Rows from a dataset of charts and code

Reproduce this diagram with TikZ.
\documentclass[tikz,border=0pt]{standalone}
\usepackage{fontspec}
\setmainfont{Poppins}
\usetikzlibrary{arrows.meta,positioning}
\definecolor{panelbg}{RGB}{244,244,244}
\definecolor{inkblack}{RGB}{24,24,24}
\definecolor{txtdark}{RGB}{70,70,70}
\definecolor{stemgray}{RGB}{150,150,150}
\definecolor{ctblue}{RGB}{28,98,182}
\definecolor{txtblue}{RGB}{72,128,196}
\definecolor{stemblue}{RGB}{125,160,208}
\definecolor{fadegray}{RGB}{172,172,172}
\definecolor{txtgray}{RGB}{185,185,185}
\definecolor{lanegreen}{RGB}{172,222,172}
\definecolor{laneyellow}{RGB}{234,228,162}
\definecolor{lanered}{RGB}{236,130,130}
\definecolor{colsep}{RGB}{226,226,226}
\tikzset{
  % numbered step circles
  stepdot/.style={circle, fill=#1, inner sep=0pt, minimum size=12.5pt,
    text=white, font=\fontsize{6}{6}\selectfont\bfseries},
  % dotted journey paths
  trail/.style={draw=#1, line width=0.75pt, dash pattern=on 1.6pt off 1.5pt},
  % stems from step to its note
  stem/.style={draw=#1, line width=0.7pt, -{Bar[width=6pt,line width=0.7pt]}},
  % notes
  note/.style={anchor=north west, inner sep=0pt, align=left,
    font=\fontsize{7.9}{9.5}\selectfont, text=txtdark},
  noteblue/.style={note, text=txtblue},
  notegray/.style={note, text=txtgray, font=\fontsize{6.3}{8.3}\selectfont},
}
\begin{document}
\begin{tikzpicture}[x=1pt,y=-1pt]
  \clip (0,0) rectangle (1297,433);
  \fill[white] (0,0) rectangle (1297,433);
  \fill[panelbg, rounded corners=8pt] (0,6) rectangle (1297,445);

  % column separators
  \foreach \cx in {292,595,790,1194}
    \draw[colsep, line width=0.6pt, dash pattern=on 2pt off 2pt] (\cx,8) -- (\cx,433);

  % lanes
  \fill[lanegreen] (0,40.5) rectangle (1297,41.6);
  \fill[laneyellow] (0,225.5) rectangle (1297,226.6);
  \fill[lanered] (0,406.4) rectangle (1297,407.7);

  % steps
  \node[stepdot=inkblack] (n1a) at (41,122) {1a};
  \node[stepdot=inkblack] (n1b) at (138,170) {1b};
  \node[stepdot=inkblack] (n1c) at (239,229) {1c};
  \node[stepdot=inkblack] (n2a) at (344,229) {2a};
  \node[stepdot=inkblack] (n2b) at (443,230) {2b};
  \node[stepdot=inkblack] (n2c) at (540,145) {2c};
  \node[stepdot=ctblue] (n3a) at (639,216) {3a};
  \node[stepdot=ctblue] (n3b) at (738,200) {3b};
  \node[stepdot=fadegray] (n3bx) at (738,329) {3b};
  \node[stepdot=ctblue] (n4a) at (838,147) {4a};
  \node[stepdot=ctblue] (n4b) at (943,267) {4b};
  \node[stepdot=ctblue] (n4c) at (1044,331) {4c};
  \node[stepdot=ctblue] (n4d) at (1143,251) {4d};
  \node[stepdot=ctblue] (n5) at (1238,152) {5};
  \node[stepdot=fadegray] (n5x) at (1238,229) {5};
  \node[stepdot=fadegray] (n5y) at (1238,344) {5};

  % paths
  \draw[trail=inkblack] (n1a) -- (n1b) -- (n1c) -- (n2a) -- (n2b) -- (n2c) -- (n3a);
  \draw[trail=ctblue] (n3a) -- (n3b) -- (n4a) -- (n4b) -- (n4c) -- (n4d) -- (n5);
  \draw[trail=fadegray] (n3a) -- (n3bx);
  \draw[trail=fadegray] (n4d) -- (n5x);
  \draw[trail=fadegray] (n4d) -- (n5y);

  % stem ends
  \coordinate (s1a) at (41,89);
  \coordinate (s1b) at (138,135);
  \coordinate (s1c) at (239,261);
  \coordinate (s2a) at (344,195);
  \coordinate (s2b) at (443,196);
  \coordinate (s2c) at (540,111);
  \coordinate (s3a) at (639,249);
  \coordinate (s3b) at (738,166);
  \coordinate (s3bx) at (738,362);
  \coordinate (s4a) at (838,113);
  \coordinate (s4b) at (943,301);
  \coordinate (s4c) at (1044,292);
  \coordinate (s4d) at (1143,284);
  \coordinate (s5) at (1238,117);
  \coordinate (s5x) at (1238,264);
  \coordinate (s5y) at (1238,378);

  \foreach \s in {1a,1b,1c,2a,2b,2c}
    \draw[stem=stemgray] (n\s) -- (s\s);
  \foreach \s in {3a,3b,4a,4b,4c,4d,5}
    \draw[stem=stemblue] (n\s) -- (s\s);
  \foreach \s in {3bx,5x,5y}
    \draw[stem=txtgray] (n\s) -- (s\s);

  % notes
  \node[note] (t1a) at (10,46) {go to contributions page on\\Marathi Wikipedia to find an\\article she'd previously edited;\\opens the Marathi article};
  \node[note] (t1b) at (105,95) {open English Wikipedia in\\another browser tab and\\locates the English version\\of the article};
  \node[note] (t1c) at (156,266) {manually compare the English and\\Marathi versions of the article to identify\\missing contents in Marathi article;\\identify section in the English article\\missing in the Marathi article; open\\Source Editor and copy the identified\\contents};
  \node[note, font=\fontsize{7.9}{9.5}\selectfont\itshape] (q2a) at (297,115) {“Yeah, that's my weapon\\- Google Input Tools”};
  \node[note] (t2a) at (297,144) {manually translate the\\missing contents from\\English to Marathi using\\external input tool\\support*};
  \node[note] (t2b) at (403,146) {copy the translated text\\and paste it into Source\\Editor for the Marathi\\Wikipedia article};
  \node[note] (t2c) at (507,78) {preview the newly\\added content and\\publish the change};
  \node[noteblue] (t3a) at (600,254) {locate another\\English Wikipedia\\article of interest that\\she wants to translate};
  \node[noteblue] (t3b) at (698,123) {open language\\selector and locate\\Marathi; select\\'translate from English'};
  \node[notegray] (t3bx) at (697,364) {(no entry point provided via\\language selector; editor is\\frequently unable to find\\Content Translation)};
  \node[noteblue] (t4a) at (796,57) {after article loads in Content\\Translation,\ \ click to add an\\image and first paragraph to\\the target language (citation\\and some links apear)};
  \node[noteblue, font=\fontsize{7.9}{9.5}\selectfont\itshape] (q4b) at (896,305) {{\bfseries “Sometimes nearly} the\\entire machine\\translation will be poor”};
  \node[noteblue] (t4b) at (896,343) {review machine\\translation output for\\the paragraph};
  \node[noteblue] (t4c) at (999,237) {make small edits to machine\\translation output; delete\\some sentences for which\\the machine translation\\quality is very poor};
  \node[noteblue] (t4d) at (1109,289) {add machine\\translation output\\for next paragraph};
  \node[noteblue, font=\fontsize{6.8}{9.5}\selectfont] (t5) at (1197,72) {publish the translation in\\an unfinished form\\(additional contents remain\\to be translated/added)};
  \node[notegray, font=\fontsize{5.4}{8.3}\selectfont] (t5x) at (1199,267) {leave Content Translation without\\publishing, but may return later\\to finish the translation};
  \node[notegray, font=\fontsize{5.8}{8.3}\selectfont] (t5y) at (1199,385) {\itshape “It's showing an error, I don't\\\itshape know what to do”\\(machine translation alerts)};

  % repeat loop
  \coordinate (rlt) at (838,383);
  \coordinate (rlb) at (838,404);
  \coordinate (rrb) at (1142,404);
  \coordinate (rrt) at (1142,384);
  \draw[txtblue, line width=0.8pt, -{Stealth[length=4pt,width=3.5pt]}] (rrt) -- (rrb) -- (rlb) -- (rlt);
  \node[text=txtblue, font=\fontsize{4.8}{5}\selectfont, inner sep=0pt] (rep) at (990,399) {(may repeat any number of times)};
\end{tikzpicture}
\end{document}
==
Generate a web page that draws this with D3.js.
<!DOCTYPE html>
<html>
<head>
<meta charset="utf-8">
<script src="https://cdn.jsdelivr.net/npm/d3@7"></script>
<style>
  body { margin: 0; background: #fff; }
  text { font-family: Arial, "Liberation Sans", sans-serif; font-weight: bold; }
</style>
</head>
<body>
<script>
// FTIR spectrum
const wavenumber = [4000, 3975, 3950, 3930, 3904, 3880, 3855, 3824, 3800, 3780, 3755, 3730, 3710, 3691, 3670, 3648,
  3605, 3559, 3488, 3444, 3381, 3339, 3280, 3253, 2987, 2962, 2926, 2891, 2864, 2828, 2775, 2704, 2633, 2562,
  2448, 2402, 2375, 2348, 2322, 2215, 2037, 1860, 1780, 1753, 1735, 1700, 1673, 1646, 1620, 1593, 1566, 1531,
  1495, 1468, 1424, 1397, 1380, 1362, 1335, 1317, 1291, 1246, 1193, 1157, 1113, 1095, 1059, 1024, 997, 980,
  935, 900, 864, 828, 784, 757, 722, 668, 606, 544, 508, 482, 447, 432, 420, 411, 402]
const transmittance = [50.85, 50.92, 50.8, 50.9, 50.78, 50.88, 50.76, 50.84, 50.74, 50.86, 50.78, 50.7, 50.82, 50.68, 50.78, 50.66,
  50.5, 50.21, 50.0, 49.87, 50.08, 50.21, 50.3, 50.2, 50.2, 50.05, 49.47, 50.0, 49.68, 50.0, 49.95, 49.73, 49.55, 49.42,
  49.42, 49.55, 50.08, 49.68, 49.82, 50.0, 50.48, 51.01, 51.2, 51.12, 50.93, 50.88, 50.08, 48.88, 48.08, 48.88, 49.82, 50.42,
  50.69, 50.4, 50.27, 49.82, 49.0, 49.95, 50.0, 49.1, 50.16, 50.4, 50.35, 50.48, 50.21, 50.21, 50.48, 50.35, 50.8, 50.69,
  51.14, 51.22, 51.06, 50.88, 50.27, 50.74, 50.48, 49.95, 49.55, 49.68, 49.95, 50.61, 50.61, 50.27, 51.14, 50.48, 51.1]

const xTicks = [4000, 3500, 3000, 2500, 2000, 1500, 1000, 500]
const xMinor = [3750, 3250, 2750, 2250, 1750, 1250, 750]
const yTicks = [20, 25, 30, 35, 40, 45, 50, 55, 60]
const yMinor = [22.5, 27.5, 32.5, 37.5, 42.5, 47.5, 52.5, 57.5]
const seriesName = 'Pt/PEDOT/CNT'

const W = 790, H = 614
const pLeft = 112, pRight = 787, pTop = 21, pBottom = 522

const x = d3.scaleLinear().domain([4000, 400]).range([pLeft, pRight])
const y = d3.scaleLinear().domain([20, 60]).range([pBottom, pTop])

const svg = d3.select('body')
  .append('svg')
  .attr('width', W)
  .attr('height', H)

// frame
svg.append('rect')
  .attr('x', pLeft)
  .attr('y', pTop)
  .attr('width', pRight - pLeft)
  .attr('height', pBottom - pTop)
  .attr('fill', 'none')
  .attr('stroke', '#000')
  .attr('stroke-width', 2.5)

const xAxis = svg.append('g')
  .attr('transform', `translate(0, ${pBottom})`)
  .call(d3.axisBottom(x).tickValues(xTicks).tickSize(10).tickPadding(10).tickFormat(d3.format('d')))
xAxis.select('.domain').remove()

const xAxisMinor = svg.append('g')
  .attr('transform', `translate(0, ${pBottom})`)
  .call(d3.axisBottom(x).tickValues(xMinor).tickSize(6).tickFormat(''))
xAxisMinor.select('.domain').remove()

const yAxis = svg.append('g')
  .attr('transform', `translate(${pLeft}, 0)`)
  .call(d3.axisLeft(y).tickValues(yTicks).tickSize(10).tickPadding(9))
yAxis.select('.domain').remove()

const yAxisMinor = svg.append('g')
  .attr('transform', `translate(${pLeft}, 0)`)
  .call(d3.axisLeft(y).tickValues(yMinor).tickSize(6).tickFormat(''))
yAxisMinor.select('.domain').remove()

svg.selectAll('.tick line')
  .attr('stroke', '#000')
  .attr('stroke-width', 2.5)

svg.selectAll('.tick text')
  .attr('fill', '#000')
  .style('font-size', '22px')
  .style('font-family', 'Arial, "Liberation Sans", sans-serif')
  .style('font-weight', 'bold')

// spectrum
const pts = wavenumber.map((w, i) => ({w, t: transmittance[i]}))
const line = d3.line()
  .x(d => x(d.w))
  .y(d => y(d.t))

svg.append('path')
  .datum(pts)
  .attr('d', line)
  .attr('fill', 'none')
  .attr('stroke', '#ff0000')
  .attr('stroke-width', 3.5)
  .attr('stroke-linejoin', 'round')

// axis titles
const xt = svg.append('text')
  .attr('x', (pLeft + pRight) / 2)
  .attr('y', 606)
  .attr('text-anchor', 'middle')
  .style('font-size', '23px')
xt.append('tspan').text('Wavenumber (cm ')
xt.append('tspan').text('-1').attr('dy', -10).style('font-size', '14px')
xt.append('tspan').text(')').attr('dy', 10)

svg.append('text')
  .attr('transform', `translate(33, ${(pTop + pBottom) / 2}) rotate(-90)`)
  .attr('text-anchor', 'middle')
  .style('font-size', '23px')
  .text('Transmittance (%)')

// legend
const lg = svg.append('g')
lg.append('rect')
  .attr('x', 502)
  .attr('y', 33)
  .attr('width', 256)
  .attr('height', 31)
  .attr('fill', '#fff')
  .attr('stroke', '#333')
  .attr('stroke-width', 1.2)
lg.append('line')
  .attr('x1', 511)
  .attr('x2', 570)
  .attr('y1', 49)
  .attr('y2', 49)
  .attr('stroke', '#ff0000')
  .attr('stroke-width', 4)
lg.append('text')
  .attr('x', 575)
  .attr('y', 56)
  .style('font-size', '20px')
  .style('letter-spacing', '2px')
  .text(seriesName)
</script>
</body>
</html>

== Written exercise ==
Everything from the line with "Reproduce this diagram with TikZ." through the line with "(0,406.4) rectangle (1297,407.7);", both ends included, should be repeated exactly; nothing else should appear.

== Completed exercise ==
Reproduce this diagram with TikZ.
\documentclass[tikz,border=0pt]{standalone}
\usepackage{fontspec}
\setmainfont{Poppins}
\usetikzlibrary{arrows.meta,positioning}
\definecolor{panelbg}{RGB}{244,244,244}
\definecolor{inkblack}{RGB}{24,24,24}
\definecolor{txtdark}{RGB}{70,70,70}
\definecolor{stemgray}{RGB}{150,150,150}
\definecolor{ctblue}{RGB}{28,98,182}
\definecolor{txtblue}{RGB}{72,128,196}
\definecolor{stemblue}{RGB}{125,160,208}
\definecolor{fadegray}{RGB}{172,172,172}
\definecolor{txtgray}{RGB}{185,185,185}
\definecolor{lanegreen}{RGB}{172,222,172}
\definecolor{laneyellow}{RGB}{234,228,162}
\definecolor{lanered}{RGB}{236,130,130}
\definecolor{colsep}{RGB}{226,226,226}
\tikzset{
  % numbered step circles
  stepdot/.style={circle, fill=#1, inner sep=0pt, minimum size=12.5pt,
    text=white, font=\fontsize{6}{6}\selectfont\bfseries},
  % dotted journey paths
  trail/.style={draw=#1, line width=0.75pt, dash pattern=on 1.6pt off 1.5pt},
  % stems from step to its note
  stem/.style={draw=#1, line width=0.7pt, -{Bar[width=6pt,line width=0.7pt]}},
  % notes
  note/.style={anchor=north west, inner sep=0pt, align=left,
    font=\fontsize{7.9}{9.5}\selectfont, text=txtdark},
  noteblue/.style={note, text=txtblue},
  notegray/.style={note, text=txtgray, font=\fontsize{6.3}{8.3}\selectfont},
}
\begin{document}
\begin{tikzpicture}[x=1pt,y=-1pt]
  \clip (0,0) rectangle (1297,433);
  \fill[white] (0,0) rectangle (1297,433);
  \fill[panelbg, rounded corners=8pt] (0,6) rectangle (1297,445);

  % column separators
  \foreach \cx in {292,595,790,1194}
    \draw[colsep, line width=0.6pt, dash pattern=on 2pt off 2pt] (\cx,8) -- (\cx,433);

  % lanes
  \fill[lanegreen] (0,40.5) rectangle (1297,41.6);
  \fill[laneyellow] (0,225.5) rectangle (1297,226.6);
  \fill[lanered] (0,406.4) rectangle (1297,407.7);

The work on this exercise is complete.